PROBLEM DETAILS: Leaving out every picture, copy the lines of the data exactly, from the first through the line containing "0.83, 1.41, 1.68];".

GIVEN DATA:
::::::

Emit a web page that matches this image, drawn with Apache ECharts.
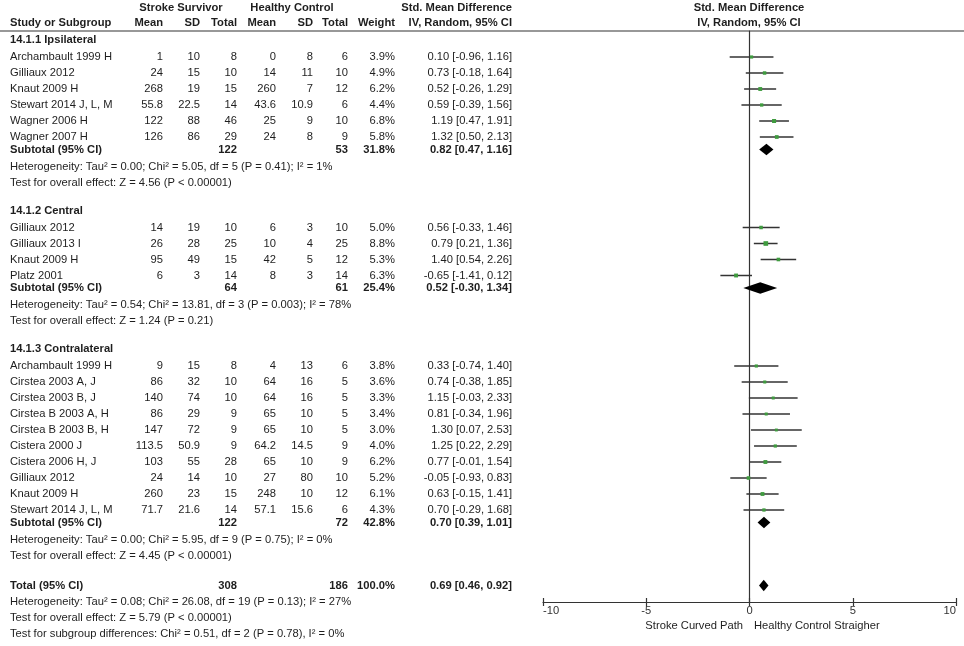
<!DOCTYPE html>
<html>
<head>
<meta charset="utf-8">
<title>Forest plot</title>
<script src="https://cdn.jsdelivr.net/npm/echarts@6/dist/echarts.min.js"></script>
<style>html,body{margin:0;padding:0;background:#fff;}</style>
</head>
<body>
<div id="main" style="width:964px;height:646px;"></div>
<script type="text/javascript">
// ---- data ----
var groupNames = ['14.1.1 Ipsilateral', '14.1.2 Central', '14.1.3 Contralateral'];
var studyGroup = [0, 0, 0, 0, 0, 0, 1, 1, 1, 1, 2, 2, 2, 2, 2, 2, 2, 2, 2, 2];
var studyNames = [
    'Archambault 1999 H', 'Gilliaux 2012', 'Knaut 2009 H', 'Stewart 2014 J, L, M', 'Wagner 2006 H', 'Wagner 2007 H',
    'Gilliaux 2012', 'Gilliaux 2013 I', 'Knaut 2009 H', 'Platz 2001',
    'Archambault 1999 H', 'Cirstea 2003 A, J', 'Cirstea 2003 B, J', 'Cirstea B 2003 A, H', 'Cirstea B 2003 B, H',
    'Cistera 2000 J', 'Cistera 2006 H, J', 'Gilliaux 2012', 'Knaut 2009 H', 'Stewart 2014 J, L, M'
];
var ssMean  = [1, 24, 268, 55.8, 122, 126, 14, 26, 95, 6, 9, 86, 140, 86, 147, 113.5, 103, 24, 260, 71.7];
var ssSd    = [10, 15, 19, 22.5, 88, 86, 19, 28, 49, 3, 15, 32, 74, 29, 72, 50.9, 55, 14, 23, 21.6];
var ssTotal = [8, 10, 15, 14, 46, 29, 10, 25, 15, 14, 8, 10, 10, 9, 9, 9, 28, 10, 15, 14];
var hcMean  = [0, 14, 260, 43.6, 25, 24, 6, 10, 42, 8, 4, 64, 64, 65, 65, 64.2, 65, 27, 248, 57.1];
var hcSd    = [8, 11, 7, 10.9, 9, 8, 3, 4, 5, 3, 13, 16, 16, 10, 10, 14.5, 10, 80, 10, 15.6];
var hcTotal = [6, 10, 12, 6, 10, 9, 10, 25, 12, 14, 6, 5, 5, 5, 5, 9, 9, 10, 12, 6];
var weight  = [3.9, 4.9, 6.2, 4.4, 6.8, 5.8, 5.0, 8.8, 5.3, 6.3, 3.8, 3.6, 3.3, 3.4, 3.0, 4.0, 6.2, 5.2, 6.1, 4.3];
var smd     = [0.10, 0.73, 0.52, 0.59, 1.19, 1.32, 0.56, 0.79, 1.40, -0.65, 0.33, 0.74, 1.15, 0.81, 1.30, 1.25, 0.77, -0.05, 0.63, 0.70];
var ciLow   = [-0.96, -0.18, -0.26, -0.39, 0.47, 0.50, -0.33, 0.21, 0.54, -1.41, -0.74, -0.38, -0.03, -0.34, 0.07, 0.22, -0.01, -0.93, -0.15, -0.29];
var ciHigh  = [1.16, 1.64, 1.29, 1.56, 1.91, 2.13, 1.46, 1.36, 2.26, 0.12, 1.40, 1.85, 2.33, 1.96, 2.53, 2.29, 1.54, 0.83, 1.41, 1.68];

// subgroup totals
var subSsTotal = [122, 64, 122];
var subHcTotal = [53, 61, 72];
var subWeight  = [31.8, 25.4, 42.8];
var subSmd     = [0.82, 0.52, 0.70];
var subLow     = [0.47, -0.30, 0.39];
var subHigh    = [1.16, 1.34, 1.01];
var subTau2    = ['0.00', '0.54', '0.00'];
var subChi2    = ['5.05', '13.81', '5.95'];
var subDf      = [5, 3, 9];
var subHetP    = ['= 0.41', '= 0.003', '= 0.75'];
var subI2      = [1, 78, 0];
var subZ       = ['4.56', '1.24', '4.45'];
var subZP      = ['< 0.00001', '= 0.21', '< 0.00001'];

// overall
var totalN      = [308, 186];
var totalWeight = 100.0;
var totalEffect = [0.69, 0.46, 0.92];
var totalHet    = ['0.08', '26.08', 19, '= 0.13', 27];
var totalTest   = ['5.79', '< 0.00001'];
var subgroupDiff = ['0.51', 2, '= 0.78', 0];

var axisTicks = [-10, -5, 0, 5, 10];
var favourLeft = 'Stroke Curved Path';
var favourRight = 'Healthy Control Straigher';

// ---- layout / style ----
var FONT = '"Liberation Sans", Arial, sans-serif';
var FS = 11.2;
var TXT = '#1e1e1e';
var COL = {name: 10, ssMean: 163, ssSd: 200, ssTotal: 237, hcMean: 276, hcSd: 313, hcTotal: 348, weight: 395, ci: 512};
var SP = {first: 40, headStudy: 17, step: 16, studySub: 12.5, subHet: 17, het: 16, group: 28, total: 30};
var PLOT_TOP = 31, AXIS_Y = 602, W = 964, H = 646;

function ci(e, l, h) { return e.toFixed(2) + ' [' + l.toFixed(2) + ', ' + h.toFixed(2) + ']'; }
function c(text, col, bold, align) { return {text: String(text), x: COL[col], bold: !!bold, align: align || 'right'}; }
function hetText(t, ch, df, p, i2) {
    return 'Heterogeneity: Tau\u00b2 = ' + t + '; Chi\u00b2 = ' + ch + ', df = ' + df + ' (P ' + p + '); I\u00b2 = ' + i2 + '%';
}
function testText(z, p) { return 'Test for overall effect: Z = ' + z + ' (P ' + p + ')'; }

// walk the table rows
var lines = [], studyPts = [], diamonds = [];
var y = SP.first;
groupNames.forEach(function (g, gi) {
    if (gi > 0) y += SP.group;
    lines.push({y: y, cells: [c(g, 'name', true, 'left')]});
    y += SP.headStudy;
    var first = true;
    studyNames.forEach(function (n, i) {
        if (studyGroup[i] !== gi) return;
        if (!first) y += SP.step;
        first = false;
        lines.push({y: y, cells: [
            c(n, 'name', false, 'left'), c(ssMean[i], 'ssMean'), c(ssSd[i], 'ssSd'), c(ssTotal[i], 'ssTotal'),
            c(hcMean[i], 'hcMean'), c(hcSd[i], 'hcSd'), c(hcTotal[i], 'hcTotal'),
            c(weight[i].toFixed(1) + '%', 'weight'), c(ci(smd[i], ciLow[i], ciHigh[i]), 'ci')
        ]});
        studyPts.push([smd[i], y, ciLow[i], ciHigh[i], weight[i]]);
    });
    y += SP.studySub;
    lines.push({y: y, cells: [
        c('Subtotal (95% CI)', 'name', true, 'left'), c(subSsTotal[gi], 'ssTotal', true), c(subHcTotal[gi], 'hcTotal', true),
        c(subWeight[gi].toFixed(1) + '%', 'weight', true), c(ci(subSmd[gi], subLow[gi], subHigh[gi]), 'ci', true)
    ]});
    diamonds.push([subSmd[gi], y, subLow[gi], subHigh[gi]]);
    y += SP.subHet;
    lines.push({y: y, cells: [c(hetText(subTau2[gi], subChi2[gi], subDf[gi], subHetP[gi], subI2[gi]), 'name', false, 'left')]});
    y += SP.het;
    lines.push({y: y, cells: [c(testText(subZ[gi], subZP[gi]), 'name', false, 'left')]});
});
y += SP.total;
lines.push({y: y, cells: [
    c('Total (95% CI)', 'name', true, 'left'), c(totalN[0], 'ssTotal', true), c(totalN[1], 'hcTotal', true),
    c(totalWeight.toFixed(1) + '%', 'weight', true), c(ci(totalEffect[0], totalEffect[1], totalEffect[2]), 'ci', true)
]});
diamonds.push([totalEffect[0], y, totalEffect[1], totalEffect[2]]);
y += SP.het;
lines.push({y: y, cells: [c(hetText(totalHet[0], totalHet[1], totalHet[2], totalHet[3], totalHet[4]), 'name', false, 'left')]});
y += SP.het;
lines.push({y: y, cells: [c(testText(totalTest[0], totalTest[1]), 'name', false, 'left')]});
y += SP.het;
lines.push({y: y, cells: [c('Test for subgroup differences: Chi\u00b2 = ' + subgroupDiff[0] + ', df = ' + subgroupDiff[1] +
    ' (P ' + subgroupDiff[2] + '), I\u00b2 = ' + subgroupDiff[3] + '%', 'name', false, 'left')]});

function textEl(x, y, text, bold, align) {
    return {
        type: 'text', x: x, y: y,
        style: {
            text: text, fill: TXT, font: (bold ? 'bold ' : '') + FS + 'px ' + FONT,
            align: align, textAlign: align, verticalAlign: 'middle', textVerticalAlign: 'middle'
        }
    };
}

var myChart = echarts.init(document.getElementById('main'));

var option = {
    animation: false,
    backgroundColor: '#fff',
    grid: [
        {left: 0, top: 0, width: 530, height: H, outerBoundsMode: 'none'},
        {left: 543, right: W - 956, top: PLOT_TOP, bottom: H - AXIS_Y, outerBoundsMode: 'none'}
    ],
    xAxis: [
        {gridIndex: 0, type: 'value', min: 0, max: 530, show: false},
        {
            gridIndex: 1, type: 'value', position: 'bottom', min: axisTicks[0], max: axisTicks[axisTicks.length - 1], interval: 5,
            axisLine: {onZero: false, lineStyle: {color: '#333', width: 1.2}},
            axisTick: {inside: false, length: 4, lineStyle: {color: '#333', width: 1.2}},
            axisLabel: {margin: 3, color: '#333', fontSize: FS, fontFamily: FONT, alignMinLabel: 'left', alignMaxLabel: 'right'},
            splitLine: {show: false}
        },
        {
            gridIndex: 1, type: 'value', position: 'bottom', min: axisTicks[0], max: axisTicks[axisTicks.length - 1], interval: 5,
            axisLine: {show: false, onZero: false},
            axisTick: {inside: true, length: 4, lineStyle: {color: '#333', width: 1.2}},
            axisLabel: {show: false}, splitLine: {show: false}
        }
    ],
    yAxis: [
        {gridIndex: 0, type: 'value', min: 0, max: H, inverse: true, show: false},
        {
            gridIndex: 1, type: 'value', min: PLOT_TOP, max: AXIS_Y, inverse: true,
            axisLine: {show: true, onZero: true, onZeroAxisIndex: 1, lineStyle: {color: '#333', width: 1.2}},
            axisTick: {show: false}, axisLabel: {show: false}, splitLine: {show: false}
        }
    ],
    graphic: [
        {type: 'line', shape: {x1: 0, y1: PLOT_TOP, x2: W, y2: PLOT_TOP}, style: {stroke: '#333', lineWidth: 1.2}, z: 10},
        textEl(181, 8, 'Stroke Survivor', true, 'center'),
        textEl(292, 8, 'Healthy Control', true, 'center'),
        textEl(COL.ci, 8, 'Std. Mean Difference', true, 'right'),
        textEl(749, 8, 'Std. Mean Difference', true, 'center'),
        textEl(COL.name, 23, 'Study or Subgroup', true, 'left'),
        textEl(COL.ssMean, 23, 'Mean', true, 'right'),
        textEl(COL.ssSd, 23, 'SD', true, 'right'),
        textEl(COL.ssTotal, 23, 'Total', true, 'right'),
        textEl(COL.hcMean, 23, 'Mean', true, 'right'),
        textEl(COL.hcSd, 23, 'SD', true, 'right'),
        textEl(COL.hcTotal, 23, 'Total', true, 'right'),
        textEl(COL.weight, 23, 'Weight', true, 'right'),
        textEl(COL.ci, 23, 'IV, Random, 95% CI', true, 'right'),
        textEl(749, 23, 'IV, Random, 95% CI', true, 'center'),
        textEl(743, 626, favourLeft, false, 'right'),
        textEl(754, 626, favourRight, false, 'left')
    ],
    series: [
        {
            // table text
            type: 'custom', xAxisIndex: 0, yAxisIndex: 0, silent: true,
            data: lines.map(function (l) { return [0, l.y]; }),
            encode: {x: 0, y: 1},
            renderItem: function (params, api) {
                var line = lines[params.dataIndex];
                var py = api.coord([0, api.value(1)])[1];
                return {
                    type: 'group',
                    children: line.cells.map(function (cell) {
                        return textEl(api.coord([cell.x, api.value(1)])[0], py, cell.text, cell.bold, cell.align);
                    })
                };
            }
        },
        {
            // study CIs and point estimates
            type: 'custom', xAxisIndex: 1, yAxisIndex: 1, silent: true,
            data: studyPts,
            encode: {x: [0, 2, 3], y: 1},
            renderItem: function (params, api) {
                var yy = api.value(1);
                var a = api.coord([api.value(2), yy]);
                var b = api.coord([api.value(3), yy]);
                var m = api.coord([api.value(0), yy]);
                var s = 2 + api.value(4) * 0.3;
                return {
                    type: 'group',
                    children: [
                        {type: 'line', shape: {x1: a[0], y1: a[1], x2: b[0], y2: b[1]}, style: {stroke: '#333', lineWidth: 1.5}},
                        {type: 'rect', shape: {x: m[0] - s / 2, y: m[1] - s / 2, width: s, height: s}, style: {fill: '#3f9b3f'}}
                    ]
                };
            }
        },
        {
            // pooled diamonds
            type: 'custom', xAxisIndex: 1, yAxisIndex: 1, silent: true,
            data: diamonds,
            encode: {x: [0, 2, 3], y: 1},
            renderItem: function (params, api) {
                var yy = api.value(1);
                var a = api.coord([api.value(2), yy]);
                var b = api.coord([api.value(3), yy]);
                var m = api.coord([api.value(0), yy]);
                var h = 5.8;
                return {
                    type: 'polygon',
                    shape: {points: [[a[0], a[1]], [m[0], m[1] - h], [b[0], b[1]], [m[0], m[1] + h]]},
                    style: {fill: '#000'}
                };
            }
        }
    ]
};

myChart.setOption(option);
</script>
</body>
</html>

::::::

THE SOLUTION:
Emit a web page that matches this image, drawn with Apache ECharts.
<!DOCTYPE html>
<html>
<head>
<meta charset="utf-8">
<title>Forest plot</title>
<script src="https://cdn.jsdelivr.net/npm/echarts@6/dist/echarts.min.js"></script>
<style>html,body{margin:0;padding:0;background:#fff;}</style>
</head>
<body>
<div id="main" style="width:964px;height:646px;"></div>
<script type="text/javascript">
// ---- data ----
var groupNames = ['14.1.1 Ipsilateral', '14.1.2 Central', '14.1.3 Contralateral'];
var studyGroup = [0, 0, 0, 0, 0, 0, 1, 1, 1, 1, 2, 2, 2, 2, 2, 2, 2, 2, 2, 2];
var studyNames = [
    'Archambault 1999 H', 'Gilliaux 2012', 'Knaut 2009 H', 'Stewart 2014 J, L, M', 'Wagner 2006 H', 'Wagner 2007 H',
    'Gilliaux 2012', 'Gilliaux 2013 I', 'Knaut 2009 H', 'Platz 2001',
    'Archambault 1999 H', 'Cirstea 2003 A, J', 'Cirstea 2003 B, J', 'Cirstea B 2003 A, H', 'Cirstea B 2003 B, H',
    'Cistera 2000 J', 'Cistera 2006 H, J', 'Gilliaux 2012', 'Knaut 2009 H', 'Stewart 2014 J, L, M'
];
var ssMean  = [1, 24, 268, 55.8, 122, 126, 14, 26, 95, 6, 9, 86, 140, 86, 147, 113.5, 103, 24, 260, 71.7];
var ssSd    = [10, 15, 19, 22.5, 88, 86, 19, 28, 49, 3, 15, 32, 74, 29, 72, 50.9, 55, 14, 23, 21.6];
var ssTotal = [8, 10, 15, 14, 46, 29, 10, 25, 15, 14, 8, 10, 10, 9, 9, 9, 28, 10, 15, 14];
var hcMean  = [0, 14, 260, 43.6, 25, 24, 6, 10, 42, 8, 4, 64, 64, 65, 65, 64.2, 65, 27, 248, 57.1];
var hcSd    = [8, 11, 7, 10.9, 9, 8, 3, 4, 5, 3, 13, 16, 16, 10, 10, 14.5, 10, 80, 10, 15.6];
var hcTotal = [6, 10, 12, 6, 10, 9, 10, 25, 12, 14, 6, 5, 5, 5, 5, 9, 9, 10, 12, 6];
var weight  = [3.9, 4.9, 6.2, 4.4, 6.8, 5.8, 5.0, 8.8, 5.3, 6.3, 3.8, 3.6, 3.3, 3.4, 3.0, 4.0, 6.2, 5.2, 6.1, 4.3];
var smd     = [0.10, 0.73, 0.52, 0.59, 1.19, 1.32, 0.56, 0.79, 1.40, -0.65, 0.33, 0.74, 1.15, 0.81, 1.30, 1.25, 0.77, -0.05, 0.63, 0.70];
var ciLow   = [-0.96, -0.18, -0.26, -0.39, 0.47, 0.50, -0.33, 0.21, 0.54, -1.41, -0.74, -0.38, -0.03, -0.34, 0.07, 0.22, -0.01, -0.93, -0.15, -0.29];
var ciHigh  = [1.16, 1.64, 1.29, 1.56, 1.91, 2.13, 1.46, 1.36, 2.26, 0.12, 1.40, 1.85, 2.33, 1.96, 2.53, 2.29, 1.54, 0.83, 1.41, 1.68];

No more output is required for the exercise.